Definitive Method of Flow Analysis of Surface Pipeline Networks

Abstract

Abstract The producing wells and the surface pipeline network comprise a dynamic system. Flow rate changes in the individual wells affect the flow in the pipeline network and the fluid distribution among the gathering stations and, vice versa. Many times, the surface network is constructed responding to the necessity of merely connecting the wells to the separators or gathering stations without accounting for the impact that dramatically increased or decreased well flow rates may have. Nevertheless, in the life span of a reservoir, the hydrocarbon production may be substantially altered owing to several processes that may take place, such as fracturing, or gas/water injection. Thus, it is imperative that the surface pipeline network be effectively designed to ensure an unobstructed production regardless of the well flow rates. It is readily acknowledged that a computational tool is needed to perform a hydraulic analysis of the pipeline network for any set of flowing conditions. An iterative algorithm is developed for the quantitative analysis of any surface pipeline network configuration. Pipe gas flow under isothermal conditions is studied. The algorithm uses the minimal information that is commonly available for a surface pipeline network, namely the well mass flow rates, the temperature and molecular weight for the well pipes, the chokes pressures, the gathering stations pressures and the geometric characteristics of the pipes, and does not require the knowledge of the location of the split nodes.

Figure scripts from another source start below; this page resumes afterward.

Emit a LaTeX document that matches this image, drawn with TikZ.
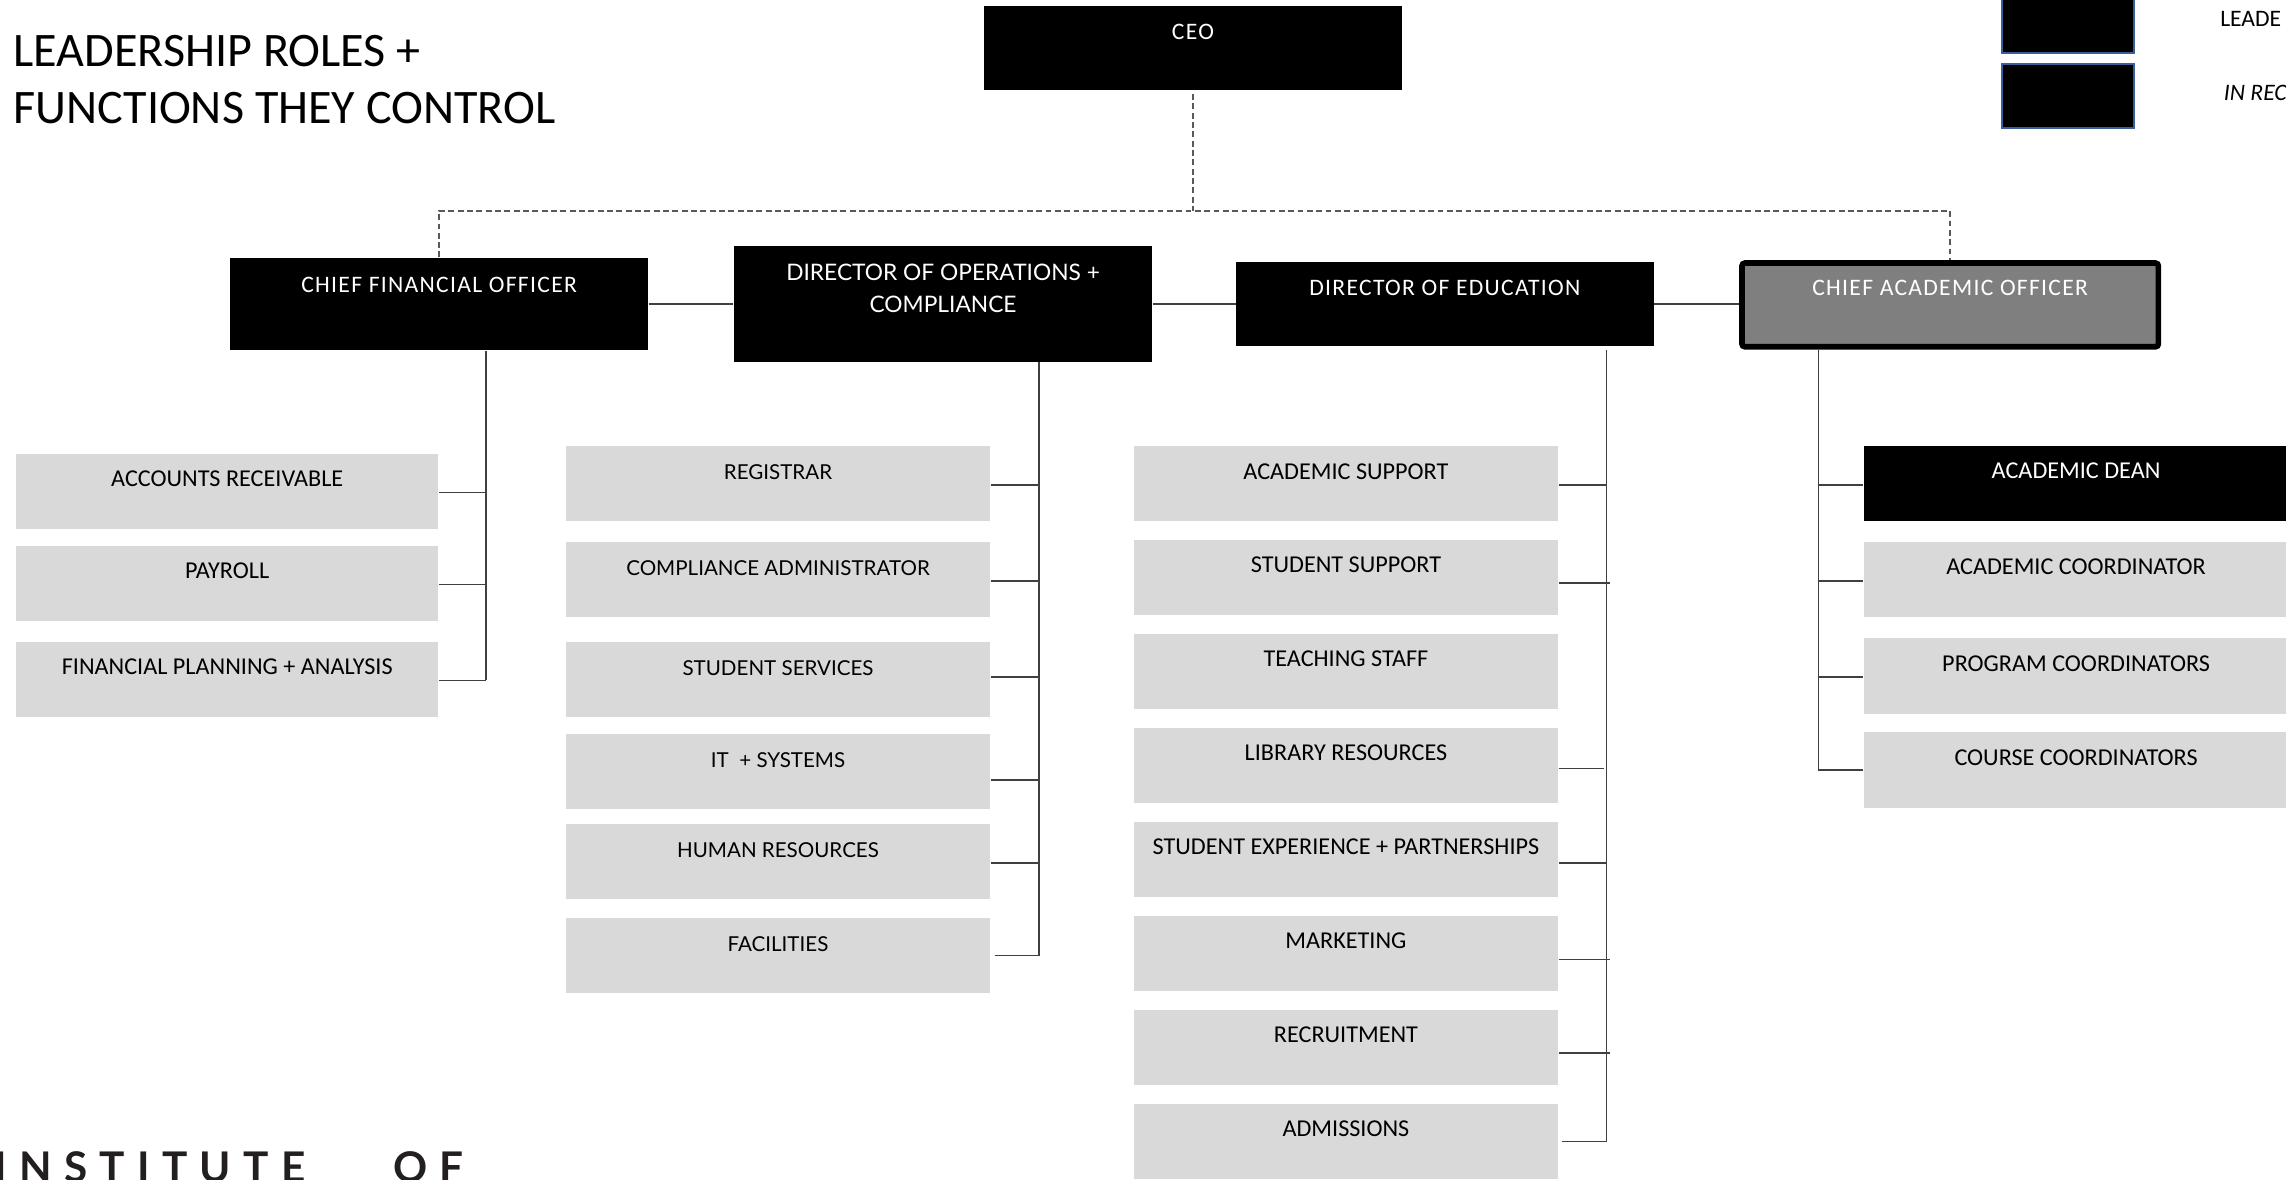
\documentclass[tikz,border=0pt]{standalone}
\usepackage{fontspec}
\setmainfont{Carlito}
\newfontfamily\leadfont{Carlito}[LetterSpace=5.5]
\newfontfamily\opsfont{Lato}
\newfontfamily\instfont{Lato}[LetterSpace=29]
\definecolor{boxgray}{HTML}{D9D9D9}
\definecolor{caogray}{HTML}{7F7F7F}
\definecolor{linegray}{HTML}{404040}
\definecolor{dashgray}{HTML}{595959}
\definecolor{legblue}{HTML}{3A5CA0}
\definecolor{insttext}{HTML}{231F20}
\pgfdeclarelayer{background}
\pgfsetlayers{background,main}
\begin{document}
\begin{tikzpicture}[x=0.5pt,y=-0.5pt,
  graybox/.style={fill=boxgray, draw=none, inner sep=0pt, text=black,
    text height=11.3pt, text depth=14.5pt, font=\fontsize{8.3}{9.9}\selectfont},
  opsbox/.style={graybox, text height=11.6pt, text depth=14.25pt,
    minimum width=145.35pt, font=\opsfont\fontsize{7.05}{8.5}\selectfont},
  cfokid/.style={graybox, minimum width=144.85pt},
  edkid/.style={graybox, minimum width=145.4pt},
  caokid/.style={graybox, minimum width=145.5pt},
  leadbox/.style={fill=black, draw=none, text=white, inner sep=0pt,
    minimum width=143.3pt, font=\leadfont\fontsize{8.1}{9.7}\selectfont},
  legbox/.style={fill=black, draw=legblue, line width=0.7pt, inner sep=0pt,
    minimum width=45.35pt, minimum height=21.85pt},
  conn/.style={draw=linegray, line width=0.55pt},
  dsh/.style={draw=dashgray, line width=0.6pt, dash pattern=on 2pt off 1.2pt},
  plain/.style={inner sep=0pt, anchor=base west}
]
\useasboundingbox (0,0) rectangle (1568,808.7);
\clip (0,0) rectangle (1568,808.7);

% title
\node[plain, font=\fontsize{16.5}{19.45}\selectfont] (title) at (9,45.7)
  {\begin{tabular}[t]{@{}l@{}}LEADERSHIP ROLES +\\FUNCTIONS THEY CONTROL\end{tabular}};

% legend
\node[legbox] (leg1) at (1418.35,14.75) {};
\node[legbox] (leg2) at (1418.35,65.75) {};
\node[plain, font=\fontsize{8.1}{9.7}\selectfont] (legt1) at (1522.5,18.3) {LEADE};
\node[plain, font=\fontsize{8.1}{9.7}\selectfont\itshape] (legt2) at (1525,68.6) {IN REC};

% leaders
\node[leadbox, minimum width=143.25pt, text height=11.45pt, text depth=17.35pt] (ceo) at (818.25,32.9) {CEO};
\node[leadbox, text height=12pt, text depth=19.6pt] (cfo) at (301.2,208.5) {CHIEF FINANCIAL OFFICER};
\node[leadbox, minimum width=143.35pt, font=\opsfont\fontsize{7.8}{11}\selectfont,
  text height=22.85pt, text depth=16.9pt] (dops) at (646.85,208.45)
  {\begin{tabular}[b]{@{}c@{}}DIRECTOR OF OPERATIONS +\\COMPLIANCE\end{tabular}};
\node[leadbox, minimum width=143.15pt, text height=11.65pt, text depth=17.05pt] (dired) at (991.05,208.4) {DIRECTOR OF EDUCATION};
\node[leadbox, fill=caogray, draw=black, line width=1.95pt, rounded corners=1pt,
  minimum width=142.8pt, text height=11.275pt, text depth=17.425pt] (cao) at (1337.65,209.15) {CHIEF ACADEMIC OFFICER};

% CFO children
\node[cfokid] (ar)  at (155.85,337.1) {ACCOUNTS RECEIVABLE};
\node[cfokid] (pay) at (155.85,400.2) {PAYROLL};
\node[cfokid] (fpa) at (155.85,466.1) {FINANCIAL PLANNING + ANALYSIS};

% Operations children
\node[opsbox] (reg)  at (533.65,331.75) {REGISTRAR};
\node[opsbox] (comp) at (533.65,397.55) {COMPLIANCE ADMINISTRATOR};
\node[opsbox] (ss)   at (533.65,466.15) {STUDENT SERVICES};
\node[opsbox] (it)   at (533.65,529.25) {IT \ + SYSTEMS};
\node[opsbox] (hr)   at (533.65,591.05) {HUMAN RESOURCES};
\node[opsbox] (fac)  at (533.65,655.45) {FACILITIES};

% Education children
\node[edkid] (asup) at (923.2,331.8) {ACADEMIC SUPPORT};
\node[edkid] (ssup) at (923.2,396.2) {STUDENT SUPPORT};
\node[edkid] (teach) at (923.2,460.6) {TEACHING STAFF};
\node[edkid] (lib)  at (923.2,525.1) {LIBRARY RESOURCES};
\node[edkid] (sep)  at (923.2,589.6) {STUDENT EXPERIENCE + PARTNERSHIPS};
\node[edkid] (mkt)  at (923.2,654.1) {MARKETING};
\node[edkid] (rec)  at (923.2,718.5) {RECRUITMENT};
\node[edkid] (adm)  at (923.2,783.0) {ADMISSIONS};

% CAO children
\node[caokid, fill=black, text=white] (dean) at (1424,331.7) {ACADEMIC DEAN};
\node[caokid] (acoord) at (1424,397.5) {ACADEMIC COORDINATOR};
\node[caokid] (pcoord) at (1424,463.6) {PROGRAM COORDINATORS};
\node[caokid] (ccoord) at (1424,528.1) {COURSE COORDINATORS};

% bottom text
\node[plain, font=\instfont\bfseries\fontsize{14.5}{17}\selectfont, text=insttext] (inst) at (-4,810.8)
  {INSTITUTE\hspace{30pt}OF};

% connectors
\coordinate (dbar) at (0,144.5);
\coordinate (cfobus) at (333.5,0);
\coordinate (opsbus) at (712.6,0);
\coordinate (edbus) at (1102,0);
\coordinate (caobus) at (1247.3,0);
\begin{pgfonlayer}{background}
\draw[dsh] ([yshift=-1.2pt]ceo.south) -- (ceo.south |- dbar);
\draw[dsh] (cfo.north) -- (cfo.north |- dbar) -- (cao.north |- dbar) -- (cao.north);
\draw[conn] (cfo.east) -- (dops.west |- cfo.east);
\draw[conn] (dops.east) -- (dired.west |- dops.east);
\draw[conn] (dired.east) -- (cao.west |- dired.east);
% CFO bus
\draw[conn] (cfo.south -| cfobus) -- ([yshift=-0.3pt]fpa.east -| cfobus);
\foreach \n in {ar,pay,fpa} \draw[conn] ([yshift=-0.3pt]\n.east) -- ([yshift=-0.3pt]\n.east -| cfobus);
% Ops bus
\draw[conn] (dops.south -| opsbus) -- (fac.east -| opsbus);
\foreach \n in {reg,comp,hr} \draw[conn] ([yshift=-0.5pt]\n.east) -- ([yshift=-0.5pt]\n.east -| opsbus);
\draw[conn] ([yshift=0.8pt]ss.east) -- ([yshift=0.8pt]ss.east -| opsbus);
\draw[conn] ([yshift=-2.9pt]it.east) -- ([yshift=-2.9pt]it.east -| opsbus);
\draw[conn] ([xshift=1.4pt]fac.east) -- (fac.east -| opsbus);
% Education bus
\draw[conn] ([yshift=-1.25pt]dired.south -| edbus) -- (adm.east -| edbus);
\draw[conn] ([yshift=-0.4pt]asup.east) -- ([yshift=-0.4pt]asup.east -| edbus);
\draw[conn] ([yshift=-1.9pt]ssup.east) -- ([yshift=-1.9pt,xshift=1.3pt]ssup.east -| edbus);
\draw[conn] ([yshift=-1pt]lib.east) -- ([yshift=-1pt,xshift=-1pt]lib.east -| edbus);
\draw[conn] ([yshift=-1.2pt]sep.east) -- ([yshift=-1.2pt]sep.east -| edbus);
\draw[conn] ([yshift=-1.95pt]mkt.east) -- ([yshift=-1.95pt,xshift=1.3pt]mkt.east -| edbus);
\draw[conn] ([yshift=-1.95pt]rec.east) -- ([yshift=-1.95pt,xshift=1.3pt]rec.east -| edbus);
\draw[conn] ([xshift=1.2pt]adm.east) -- (adm.east -| edbus);
% CAO bus
\draw[conn] (cao.south -| caobus) -- (ccoord.west -| caobus);
\foreach \n in {dean,acoord,pcoord} \draw[conn] ([yshift=-0.45pt]\n.west) -- ([yshift=-0.45pt]\n.west -| caobus);
\draw[conn] (ccoord.west) -- (ccoord.west -| caobus);
\end{pgfonlayer}
\end{tikzpicture}
\end{document}
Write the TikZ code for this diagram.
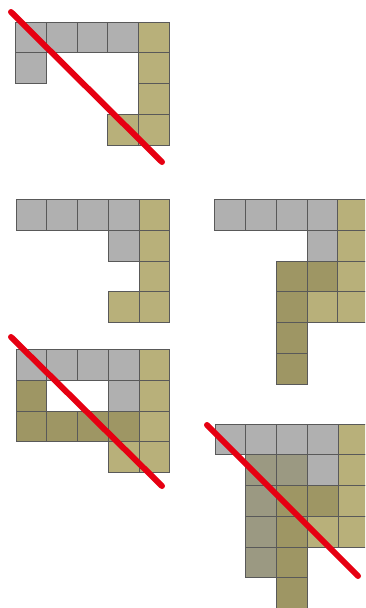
\documentclass[tikz,border=0pt]{standalone}
\usepackage{xcolor}
\usepackage{tikz}
\definecolor{cellgray}{RGB}{176,176,176}
\definecolor{olivelt}{RGB}{184,176,122}
\definecolor{olivedk}{RGB}{158,150,100}
\definecolor{olivegr}{RGB}{155,153,130}
\definecolor{cutred}{RGB}{230,0,18}
\def\cellsz{30.75}

\begin{document}
\begin{tikzpicture}[x=1pt, y=-1pt,
    cell/.style={draw=black!65, line width=0.8pt},
    cut/.style={cutred, line width=6pt, line cap=round}]
		\useasboundingbox (0,0) rectangle (365,608);
		\clip (0,0) rectangle (365,608);
		% top left, crossed
		\begin{scope}[shift={(15.5,22)}]
			\foreach \c/\r/\k in {0/0/cellgray,1/0/cellgray,2/0/cellgray,3/0/cellgray,4/0/olivelt,
				0/1/cellgray,4/1/olivelt,4/2/olivelt,3/3/olivelt,4/3/olivelt}
				\filldraw[cell, fill=\k] (\c*\cellsz,\r*\cellsz) rectangle ++(\cellsz,\cellsz);
		\end{scope}
		\coordinate (a1) at (11,12);
		\coordinate (a2) at (162,162);
		\draw[cut] (a1) -- (a2);
		% middle left
		\begin{scope}[shift={(16,199.5)}]
			\foreach \c/\r/\k in {0/0/cellgray,1/0/cellgray,2/0/cellgray,3/0/cellgray,4/0/olivelt,
				3/1/cellgray,4/1/olivelt,4/2/olivelt,3/3/olivelt,4/3/olivelt}
				\filldraw[cell, fill=\k] (\c*\cellsz,\r*\cellsz) rectangle ++(\cellsz,\cellsz);
		\end{scope}
		% middle right
		\begin{scope}[shift={(214.7,199.5)}]
			\foreach \c/\r/\k in {0/0/cellgray,1/0/cellgray,2/0/cellgray,3/0/cellgray,4/0/olivelt,
				3/1/cellgray,4/1/olivelt,
				2/2/olivedk,3/2/olivedk,4/2/olivelt,
				2/3/olivedk,3/3/olivelt,4/3/olivelt,
				2/4/olivedk,2/5/olivedk}
				\filldraw[cell, fill=\k] (\c*\cellsz,\r*\cellsz) rectangle ++(\cellsz,\cellsz);
		\end{scope}
		% bottom left, crossed
		\begin{scope}[shift={(16,349.5)}]
			\foreach \c/\r/\k in {0/0/cellgray,1/0/cellgray,2/0/cellgray,3/0/cellgray,4/0/olivelt,
				0/1/olivedk,3/1/cellgray,4/1/olivelt,
				0/2/olivedk,1/2/olivedk,2/2/olivedk,3/2/olivedk,4/2/olivelt,
				3/3/olivelt,4/3/olivelt}
				\filldraw[cell, fill=\k] (\c*\cellsz,\r*\cellsz) rectangle ++(\cellsz,\cellsz);
		\end{scope}
		\coordinate (d1) at (11,337);
		\coordinate (d2) at (162,486);
		\draw[cut] (d1) -- (d2);
		% bottom right, crossed
		\begin{scope}[shift={(215,424)}]
			\foreach \c/\r/\k in {0/0/cellgray,1/0/cellgray,2/0/cellgray,3/0/cellgray,4/0/olivelt,
				1/1/olivegr,2/1/olivegr,3/1/cellgray,4/1/olivelt,
				1/2/olivegr,2/2/olivedk,3/2/olivedk,4/2/olivelt,
				1/3/olivegr,2/3/olivedk,3/3/olivelt,4/3/olivelt,
				1/4/olivegr,2/4/olivedk,2/5/olivedk}
				\filldraw[cell, fill=\k] (\c*\cellsz,\r*\cellsz) rectangle ++(\cellsz,\cellsz);
		\end{scope}
		\coordinate (e1) at (207,425);
		\coordinate (e2) at (358,576);
		\draw[cut] (e1) -- (e2);
	\end{tikzpicture}
\end{document}
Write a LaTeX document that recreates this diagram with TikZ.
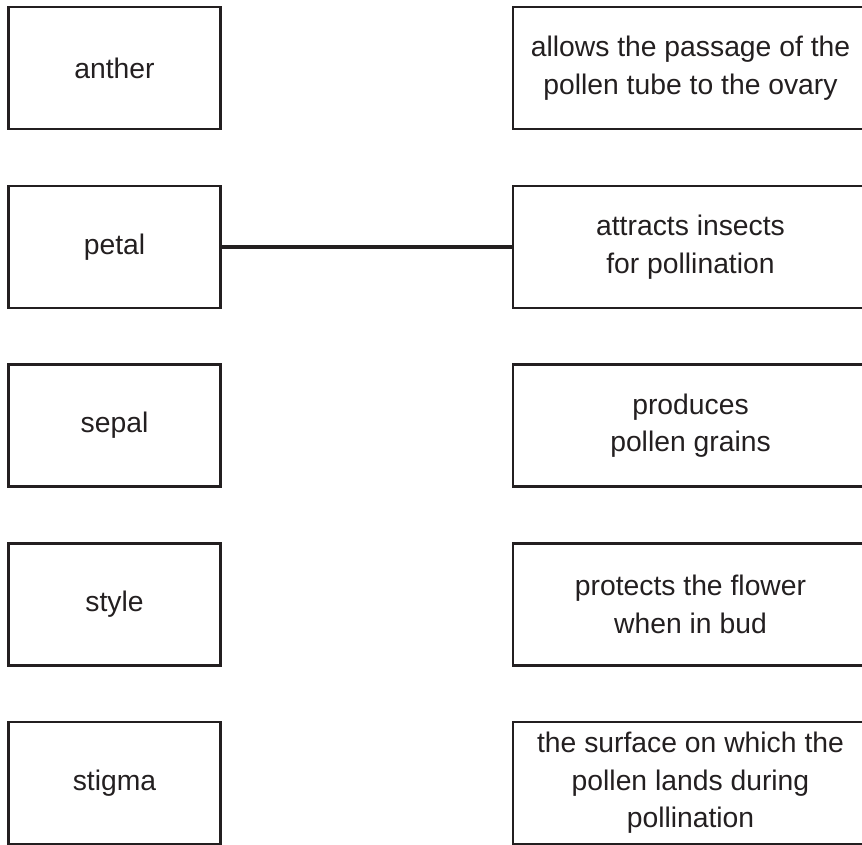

It calculates the mass flow rate, temperature and molecular weight in each pipe of the network as well as the nodal pressures. It also derives the flow direction in each pipe identifying the location of the split nodes. The algorithm incorporates an approximation scheme used for large and complex network configurations. The scheme is validated through mass balance and pressure drop tests. The algorithm is a generic tool of network analysis as it can be modified to account for liquid or two-phase flow in the pipes. Application of the iterative algorithm indicates a notable accuracy (the absolute error in calculating mass flow rates and nodal pressures is less than 1%).